Digital PR Platform / 2024年8月26日 8時30分

新しいメチル化DNA結合タンパク質を発見

~DNAメチル化継承の新しい概念を提唱~


 横浜市立大学大学院生命医科学研究科 構造生物学研究室(エピジェネティクス構造生命科学)有田恭平教授、敷町怜愛さん(2023年度修士課程修了)、蛭田萌理さん(修士課程2年)、菊地杏美香さん(博士課程1年)、東京大学医科学研究所 癌防御シグナル分野 西山敦哉准教授、中西真教授、ロックフェラー大学 Isabel E. Wassing博士研究員、船引宏則教授らを中心とした国際共同研究グループは、免疫不全・セントロメア不安定症候群(ICF症候群*1)の原因遺伝子であるCDCA7とHELLSが、ヘテロクロマチン領域のDNAメチル化*2の維持に働く分子機構を明らかにしました。本成果は、CDCA7-HELLSリモデリング複合体がDNA維持メチル化に果たす役割についての新たな洞察を提供するとともに、ICF症候群の病態メカニズムの解明に貢献する可能性があります。
 本研究成果は、「Science Advances」に掲載されました(日本時間2024年8月24日午前3時)。

研究成果のポイント


ICF症候群の原因遺伝子CDCA7が、新規の片鎖メチル化DNA結合タンパク質であることを同定。
クライオ電子顕微鏡単粒子解析によって、CDCA7によるヌクレオソーム中の片鎖メチル化DNAの認識機構を解明。
ヘテロクロマチン領域特有のDNA維持メチル化の分子機構の新しい概念を発見。
CDCA7変異で発症するICF症候群のDNA低メチル化の原因を解明。






[画像1]https://digitalpr.jp/simg/1706/93556/550_250_2024082016415266c448c01b009.jpg


図1 片鎖メチル化DNAを含むヌクレオソームとCDCD7の複合体構造

研究背景
 哺乳類のCG配列中のシトシンに起こるDNAメチル化は遺伝子発現のオン・オフを決め、細胞の形質を決める細胞記憶として働きます。従って、細胞増殖に伴うDNAメチル化パターンの正確な継承は、細胞の形質を維持するために不可欠です。この仕組みの破綻は異常な発生・分化に加えて、細胞のがん化や染色体不安定化を引き起こすことで、様々な疾患の原因になると考えられています。したがって、DNAメチル化維持の分子機構の全貌を明らかにすることは、科学的にも社会的にも重要な課題です。
 DNAのメチル化異常が関与する疾患の一つとして、ICF(Immunodeficiency, Centromeric instability, Facial anomaly)症候群が知られています。
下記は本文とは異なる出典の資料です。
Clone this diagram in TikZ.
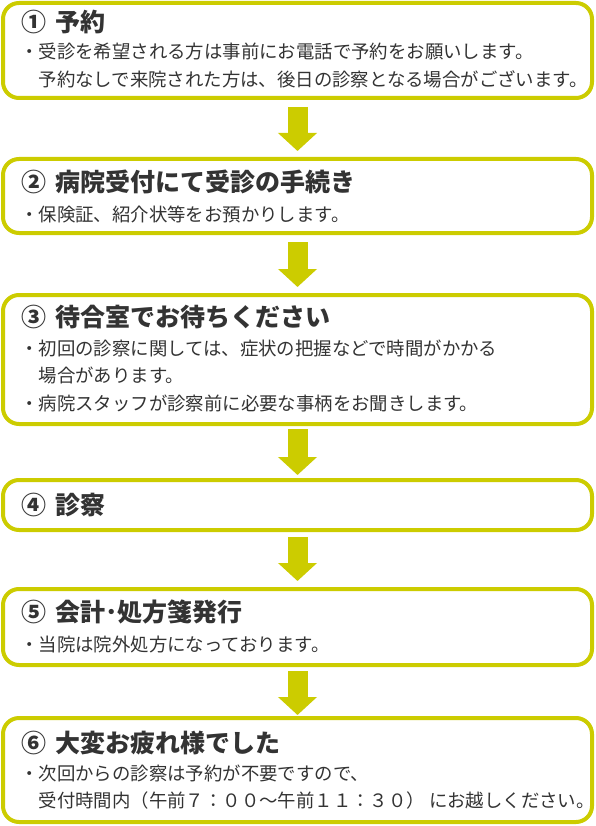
\documentclass[tikz,border=0pt]{standalone}
\usepackage{fontspec}
\setmainfont{Noto Sans CJK JP}
\usetikzlibrary{positioning,arrows.meta}
\definecolor{frame}{RGB}{204,204,0}
\definecolor{ink}{RGB}{51,51,51}

\begin{document}
\begin{tikzpicture}[x=1pt, y=1pt,
    box/.style = {draw=frame, fill=white, line width=4pt, rounded corners=16pt, minimum width=589pt, outer sep=0pt, inner sep=0pt},
    head/.style = {anchor=west, inner sep=0pt, text=ink, font=\fontsize{25}{25}\selectfont\bfseries},
    body/.style = {anchor=north west, inner sep=0pt, align=left, text=ink, font=\fontsize{18.4}{27.5}\selectfont},
    flow/.style = {draw=frame, line width=20pt, -{Triangle[width=38pt,length=18pt]}}]
    \useasboundingbox (0,0) rectangle (595,-826);
    % steps
    \node[box, minimum height=95pt, anchor=north] (1) at (297.5,-3) {};
    \node[box, minimum height=74pt, below=61pt of 1] (2) {};
    \node[box, minimum height=129pt, below=62pt of 2] (3) {};
    \node[box, minimum height=50pt, below=56pt of 3] (4) {};
    \node[box, minimum height=76pt, below=59pt of 4] (5) {};
    \node[box, minimum height=104pt, below=53pt of 5] (6) {};
    % titles
    \node[head] (t1) at ([shift={(18pt,-18.5pt)}]1.north west) {①\hspace{9pt}予約};
    \node[head] (t2) at ([shift={(18pt,-23pt)}]2.north west) {②\hspace{9pt}病院受付にて受診の手続き};
    \node[head] (t3) at ([shift={(18pt,-22.5pt)}]3.north west) {③\hspace{9pt}待合室でお待ちください};
    \node[head] (t4) at ([shift={(18pt,-25pt)}]4.north west) {④\hspace{9pt}診察};
    \node[head] (t5) at ([shift={(18pt,-23pt)}]5.north west) {⑤\hspace{9pt}会計･処方箋発行};
    \node[head] (t6) at ([shift={(18pt,-25pt)}]6.north west) {⑥\hspace{9pt}大変お疲れ様でした};
    % notes
    \node[body] (s1) at ([shift={(17pt,-40pt)}]1.north west)
        {・受診を希望される方は事前にお電話で予約をお願いします。\\　予約なしで来院された方は、後日の診察となる場合がございます。};
    \node[body] (s2) at ([shift={(17pt,-46.5pt)}]2.north west)
        {・保険証、紹介状等をお預かりします。};
    \node[body] (s3) at ([shift={(17pt,-44.5pt)}]3.north west)
        {・初回の診察に関しては、症状の把握などで時間がかかる\\　場合があります。\\・病院スタッフが診察前に必要な事柄をお聞きします。};
    \node[body] (s5) at ([shift={(17pt,-46.5pt)}]5.north west)
        {・当院は院外処方になっております。};
    \node[body] (s6) at ([shift={(17pt,-46.5pt)}]6.north west)
        {・次回からの診察は予約が不要ですので、\\　受付時間内（午前７：００～午前１１：３０） にお越しください。};
    % arrows
    \draw[flow, shorten <=9pt, shorten >=8pt] (1) -- (2);
    \draw[flow, shorten <=9pt, shorten >=8pt] (2) -- (3);
    \draw[flow, shorten <=5pt, shorten >=5pt] (3) -- (4);
    \draw[flow, shorten <=7pt, shorten >=8pt] (4) -- (5);
    \draw[flow, shorten <=6pt, shorten >=3pt] (5) -- (6);
\end{tikzpicture}
\end{document}
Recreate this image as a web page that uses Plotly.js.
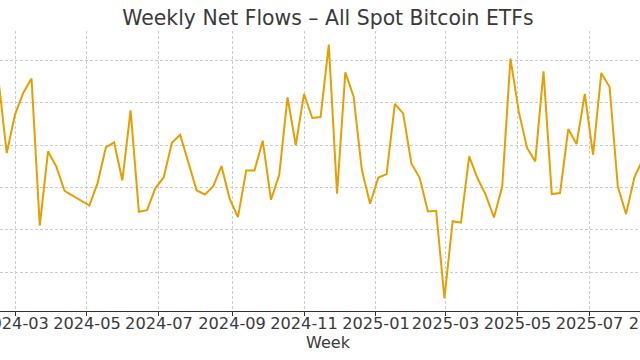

ICF症候群はクロマチンリモデリング因子*3 HELLSとその活性化因子CDCA7の変異を原因とし、ヘテロクロマチンの低メチル化を特徴としています。CDCA7が持つジンクフィンガードメイン(ZnFドメイン) は真核生物に広く保存されていますが、DNAメチル化やDNAメチルトランスフェラーゼが欠如している種では見られないことから、DNAメチル化との関連が示唆されていました。しかし、CDCA7がDNAメチル化にどのように関与し、ICF症候群で見られるCDCA7変異がなぜDNA低メチル化を引き起こすのかはよくわかっていませんでした。